@Ron_Bowman wrote:
@arencambre -
That is interesting. One thing I noticed is that the format you see for the statistical information is different from mine - maybe window size as I am on a computer and you may be on a tablet (that is beside the point at hand).
I decided to look up the difference between mean and average and found the following: "Average, also called the arithmetic mean, is the sum of all the values divided by the number of values. Whereas, mean is the average in the given data. In statistics, the mean is equal to the total number of observations divided by the number of observations"
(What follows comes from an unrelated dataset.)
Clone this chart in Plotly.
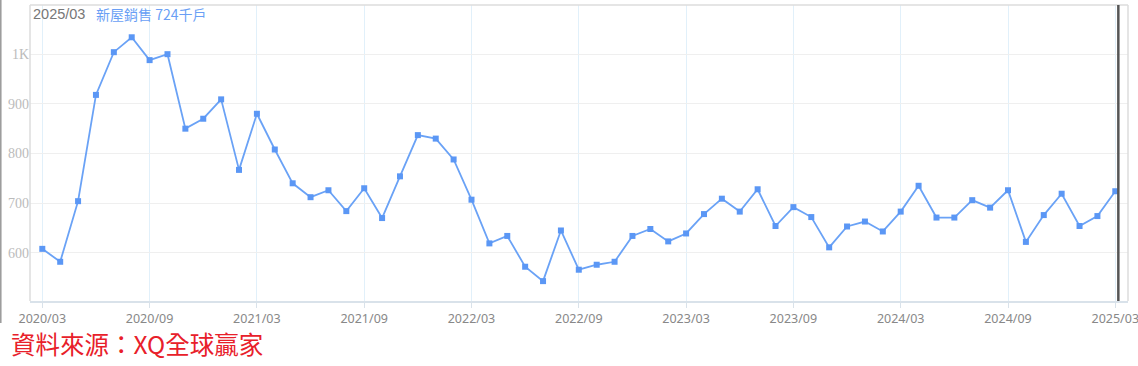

That has slightly different meanings. Just out of curiosity, how many students took the quiz for each quiz for the results shown and how many were in the class? I am wondering if there were (hypothetically) 100 students in the class, 1 student took the quiz in 3 minutes (180 seconds) so the mean that Canvas calculates is 180/100 or 1.8 seconds. That calculation is actually an average whereas the mean would be the 180 - I am assuming that a quiz not taken is still counted in the sample with a time of 0. Just throwing something out there to see if we can find any semblance of sense out of the calculation. (I think I have the mean and average determined correctly)
Ron
Um, that is one wild quote. It appears you got it from https://www.cuemath.com/data/difference-between-average-and-mean/ ? It's bizarre as it's pretty much saying the same thing twice while falsely alleging it's saying different things.
A mean is a form of an average. So are median, mode, and mid-range. But in common language, mean = average = sum of all items divided by count of items. If Canvas means something other than mean, it needs to change the word it uses.
For quizzes 1-3, all 113 students took it. For quiz 4, 109 students took it. I have a good sample size for all quizzes.
There is no way 113 students took quiz 3, a 19 question quiz, and averaged 3 seconds each. Two of the 113 students had a technical glitch, so I reassigned them an opportunity to retake the quiz. Their grades were fine, so it impossible for them to have warped the mean.
I am still coming up with no rational explanation for what this number is showing me. Even if we say "mean" is mislabeling the number, I am not clear what useful statistic this would possibly be.